How to choose the best host species for polyclonal antibody production?

The most commonly used host species for polyclonal antibody production are rabbits, chickens, goats, and sheep. Rabbits are particularly useful hosts given the high-specificity of their immune response. In general, these hosts generate a polyclonal response that is richer in high-affinity and antigen-specific antibodies than found in other mammalian hosts. Thus, higher yields and quality are expected when using rabbits for polyclonal antibody production.

Similarly, chickens are valuable hosts for polyclonal antisera production. Chickens transfer IgY antibodies from their circulation into the egg yolk. These antibodies are then subsequently absorbed by the embryo. The fact that hens transfer their antibodies to eggs makes the harvesting procedure less invasive in comparison to other host species. Moreover, egg yolk is richer in antibodies than conventional antisera. The only challenge remains in the process of purification of IgY antibodies from egg yolk, a process that has been greatly improved by the introduction of ionic liquids for cost-effective purification.

What types of antigens can be used for polyclonal antibody production?

Antigen design and production are two of the most important steps of the polyclonal antibody production process. This process should take into account the desired application of the antigen, sample type, and sample preparation protocol. For instance, in Western Blot, antigens are denatured before the detection step; in this case, polyclonal antibodies for WB should be preferably generated using linear peptides. In contrast, if polyclonal antibodies are intended for Flow Cytometry applications, it is necessary to take into account the native structure of the target. In this case, polyclonal antibodies should be generated using the recombinant protein or by genetic immunization (for hard-to-express or transmembrane proteins).

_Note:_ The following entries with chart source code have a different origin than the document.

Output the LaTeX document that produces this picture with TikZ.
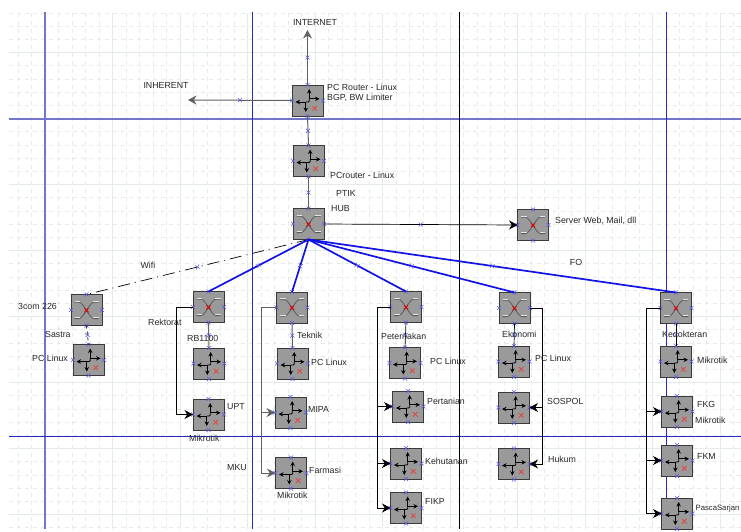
\documentclass[tikz,border=0pt]{standalone}
\usepackage{fontspec}
\setmainfont{Liberation Sans}
\usetikzlibrary{arrows.meta,decorations.markings}
\definecolor{gridc}{HTML}{E3ECE9}
\definecolor{bar}{HTML}{2A2AC0}
\definecolor{barl}{HTML}{7474CC}
\definecolor{fo}{HTML}{1212E6}
\definecolor{mkc}{HTML}{5A5AE6}
\definecolor{redx}{HTML}{E04848}
\definecolor{boxf}{HTML}{9A9A9A}
\definecolor{boxd}{HTML}{3A3A3A}
\definecolor{lnk}{HTML}{606060}
\tikzset{
  x=1pt,y=-1pt,
  devbox/.style={draw=boxd,line width=.9pt,fill=boxf,minimum size=31pt,inner sep=0pt,outer sep=0pt},
  lbl/.style={anchor=west,inner sep=0pt,font=\fontsize{8.8}{10}\selectfont,text=black!85},
  lblc/.style={lbl,anchor=center},
  mk/.style={draw=mkc,line width=.6pt},
  midmark/.style={postaction={decorate,decoration={markings,mark=at position .5 with {\draw[draw=mkc,line width=.6pt,solid,arrows=-] (-2,-2)--(2,2) (-2,2)--(2,-2);}}}},
  tip/.style={-{Stealth[length=8.5pt,width=9pt]}},
  thinlink/.style={draw=black,line width=.7pt},
  graylink/.style={draw=lnk,line width=1pt},
  folink/.style={draw=fo,line width=1.7pt,midmark},
  glyphline/.style={draw=black,line width=.8pt},
  gtip/.style={-{Stealth[length=4.5pt,width=4.5pt]}},
}
\newcommand{\devmarks}[1]{%
  \foreach \p in {north,south,east,west}{%
    \draw[mk] ([shift={(-2,-2)}]#1.\p)--([shift={(2,2)}]#1.\p) ([shift={(-2,2)}]#1.\p)--([shift={(2,-2)}]#1.\p);}}
\newcommand{\devR}[3]{%
  \node[devbox] (#1) at (#2,#3) {};
  \begin{scope}[shift={(#2,#3)}]
    \draw[glyphline,gtip] (1.7,-1.5)--(1.7,-11.5);
    \draw[glyphline,gtip] (1.7,-1.7)--(12,-1.7);
    \draw[glyphline,gtip] (-1.5,1.5)--(-12,1.5);
    \draw[glyphline,gtip] (-1.7,1.5)--(-1.7,11.5);
    \draw[glyphline] (1.7,-1.7)--(1.7,.5)--(.7,1.5)--(-1.7,1.5);
    \draw[draw=redx,line width=.8pt] (5,5.5)--(9.5,10) (5,10)--(9.5,5.5);
  \end{scope}
  \devmarks{#1}}
\newcommand{\devS}[3]{%
  \node[devbox] (#1) at (#2,#3) {};
  \begin{scope}[shift={(#2,#3)}]
    \draw[draw=black!65,line width=.8pt,line join=round] (-12,-7.8)--(-7.5,-7.8) .. controls (-3,-7.8) and (3,8.6) .. (7.5,8.6)--(12,8.6) (12,-7.8)--(7.5,-7.8) .. controls (3,-7.8) and (-3,8.6) .. (-7.5,8.6)--(-12,8.6);
    \draw[draw=black!10,line width=.7pt] (-12,-8.7)--(-6.5,-8.7) (12,-8.7)--(6.5,-8.7) (-12,7.7)--(-6.5,7.7) (12,7.7)--(6.5,7.7);
    \draw[draw=red!85!black,line width=.9pt] (-2,-1.7)--(2,2.3) (-2,2.3)--(2,-1.7);
  \end{scope}
  \devmarks{#1}}
\begin{document}
\begin{tikzpicture}
\useasboundingbox (0,0) rectangle (741,531);
\clip (0,0) rectangle (741,531);
% grid
\foreach \k in {0,...,39}{\draw[gridc,line width=.8pt,dash pattern=on 4pt off 4pt] (9,{13+13.2*\k})--(741,{13+13.2*\k});}
\foreach \k in {0,...,53}{\draw[gridc,line width=.8pt,dash pattern=on 4pt off 4pt] ({18+13.5*\k},13)--({18+13.5*\k},529);}
\foreach \k in {0,...,7}{\draw[gridc,line width=.9pt] (9,{52.5+66*\k})--(741,{52.5+66*\k});}
\foreach \k in {0,...,10}{\draw[gridc,line width=.9pt] ({45+67.5*\k},13)--({45+67.5*\k},529);}
% page bars
\draw[barl,line width=1.4pt] (45,12)--(45,529);
\draw[barl,line width=1.4pt] (9,119)--(741,119);
\draw[bar,line width=1pt] (9,436)--(741,436);
\draw[bar,line width=1pt] (252,12)--(252,529);
\draw[black,line width=1pt] (459,12)--(459,529);
\draw[bar,line width=1pt] (666.5,12)--(666.5,529);
% free ends
\coordinate (inetend) at (307.5,30);
\coordinate (inhend) at (188,100);
% devices
\devR{rA}{307.5}{100.5}
\devR{rB}{308.5}{161}
\devS{hub}{308.5}{224}
\devS{srv}{533}{225}
\devS{com}{86.5}{310}
\devR{pcS}{88.5}{360}
\devS{rek}{208.5}{307}
\devR{rb}{209}{363.5}
\devR{upt}{208.5}{414.5}
\devS{tek}{292}{307.5}
\devR{pcT}{292.5}{363.5}
\devR{mipa}{290.5}{412.5}
\devR{far}{291}{473}
\devS{pet}{406}{307}
\devR{pcP}{405}{363}
\devR{per}{408}{406.5}
\devR{keh}{406}{463.5}
\devR{fikp}{406}{508}
\devS{eko}{514.5}{308}
\devR{pcE}{514}{361.5}
\devR{sos}{514}{407.5}
\devR{huk}{514}{464}
\devS{ked}{676}{308}
\devR{mik}{676}{361.5}
\devR{fkg}{677}{411.5}
\devR{fkm}{677}{460.5}
\devR{pas}{677}{513.5}
% upper links
\draw[graylink,tip,midmark] (rA.north)--(inetend);
\draw[graylink,tip,midmark] (rA.west)--(inhend);
\draw[graylink,midmark] (rA.south)--(rB.north);
\draw[graylink,midmark] (rB.south)--(hub.north);
\draw[thinlink,tip,midmark] (hub.east)--(srv.west);
% backbone
\draw[draw=black,line width=.7pt,dash pattern=on 12pt off 5pt on 1pt off 5pt,midmark] (hub.south)--(com.north);
\draw[folink] (hub.south)--(rek.north);
\draw[folink] (hub.south)--(tek.north);
\draw[folink] (hub.south)--(pet.north);
\draw[folink] (hub.south)--(eko.north);
\draw[folink] (hub.south)--(ked.north);
% vertical links
\draw[thinlink,dashed,midmark] (com.south)--(pcS.north);
\draw[graylink,midmark] (rek.south)--(rb.north);
\draw[graylink,midmark] (tek.south)--(pcT.north);
\draw[thinlink,midmark] (pet.south)--(pcP.north);
\draw[thinlink,midmark] (eko.south)--(pcE.north);
\draw[thinlink,midmark] (ked.south)--(mik.north);
% tree links
\draw[thinlink,tip] (rek.west)--++(-16.5,0)|-(upt.west);
\draw[graylink,tip] (tek.west)--++(-15,0)|-(mipa.west);
\draw[graylink,tip] (tek.west)--++(-15,0)|-(far.west);
\draw[thinlink,tip] (pet.west)--++(-13.5,0)|-(per.west);
\draw[thinlink,tip] (pet.west)--++(-13.5,0)|-(keh.west);
\draw[thinlink,tip] (pet.west)--++(-13.5,0)|-(fikp.west);
\draw[thinlink,tip] (eko.east)--++(12.5,0)|-(sos.east);
\draw[thinlink,tip] (eko.east)--++(12.5,0)|-(huk.east);
\draw[thinlink,tip] (ked.west)--++(-14,0)|-(fkg.west);
\draw[thinlink,tip] (ked.west)--++(-14,0)|-(fkm.west);
\draw[thinlink,tip] (ked.west)--++(-14,0)|-(pas.west);
% labels
\node[lblc] (t1) at (315,22) {INTERNET};
\node[lblc] (t2) at (166,85) {INHERENT};
\node[lbl] (t3) at (327,87) {PC Router - Linux};
\node[lbl] (t4) at (327,97.5) {BGP, BW Limiter};
\node[lbl] (t5) at (330,175) {PCrouter - Linux};
\node[lbl] (t6) at (336,193.5) {PTIK};
\node[lbl] (t7) at (331,208.5) {HUB};
\node[lbl] (t8) at (555,221) {Server Web, Mail, dll};
\node[lblc] (t9) at (148,265) {Wifi};
\node[lblc] (t10) at (576,262) {FO};
\node[lbl] (t11) at (18,306) {3com 226};
\node[lbl] (t12) at (45,334) {Sastra};
\node[lbl] (t13) at (32,358) {PC Linux};
\node[lbl] (t14) at (148,322) {Rektorat};
\node[lbl] (t15) at (187,338) {RB1100};
\node[lbl] (t16) at (227,407) {UPT};
\node[lbl] (t17) at (189,438) {Mikrotik};
\node[lbl] (t18) at (227,468) {MKU};
\node[lbl] (t19) at (297,335) {Teknik};
\node[lbl] (t20) at (311,362) {PC Linux};
\node[lbl] (t21) at (308,409) {MIPA};
\node[lbl] (t22) at (309,470) {Farmasi};
\node[lbl] (t23) at (277,495) {Mikrotik};
\node[lbl] (t24) at (381,336) {Peternakan};
\node[lbl] (t25) at (430,361) {PC Linux};
\node[lbl] (t26) at (427,401) {Pertanian};
\node[lbl] (t27) at (425,461) {Kehutanan};
\node[lbl] (t28) at (425,501) {FIKP};
\node[lbl] (t29) at (502,334) {Ekonomi};
\node[lbl] (t30) at (535,358) {PC Linux};
\node[lbl] (t31) at (547,401) {SOSPOL};
\node[lbl] (t32) at (548,459) {Hukum};
\node[lbl] (t33) at (662,334) {Kedokteran};
\node[lbl] (t34) at (697,360) {Mikrotik};
\node[lbl] (t35) at (697,404) {FKG};
\node[lbl] (t36) at (695,420) {Mikrotik};
\node[lbl] (t37) at (697,456) {FKM};
\node[lbl,font=\fontsize{7.7}{9}\selectfont] (t38) at (695.5,508) {PascaSarjan};
\end{tikzpicture}
\end{document}
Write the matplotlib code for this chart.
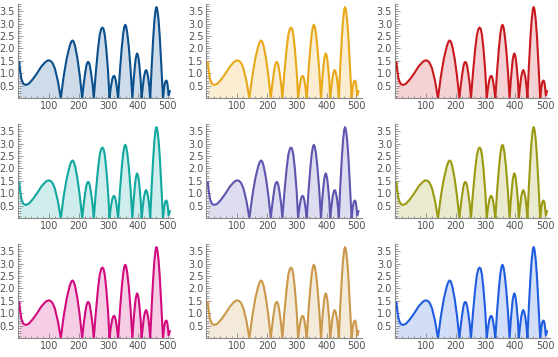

How long does it take to produce polyclonal antibodies?

The timelines for polyclonal antibody generation depend on the nature of the antigen (peptides and DNA are quicker to produce than proteins with complex structures) and the immunogenicity of the target. In general, polyclonal antibody production takes up to 9-15 weeks. Exceptionally, some highly immunogenic proteins may generate a strong immune response in less than a month. Serum purification is a straightforward procedure that, depending on the quantity, may take less than a week.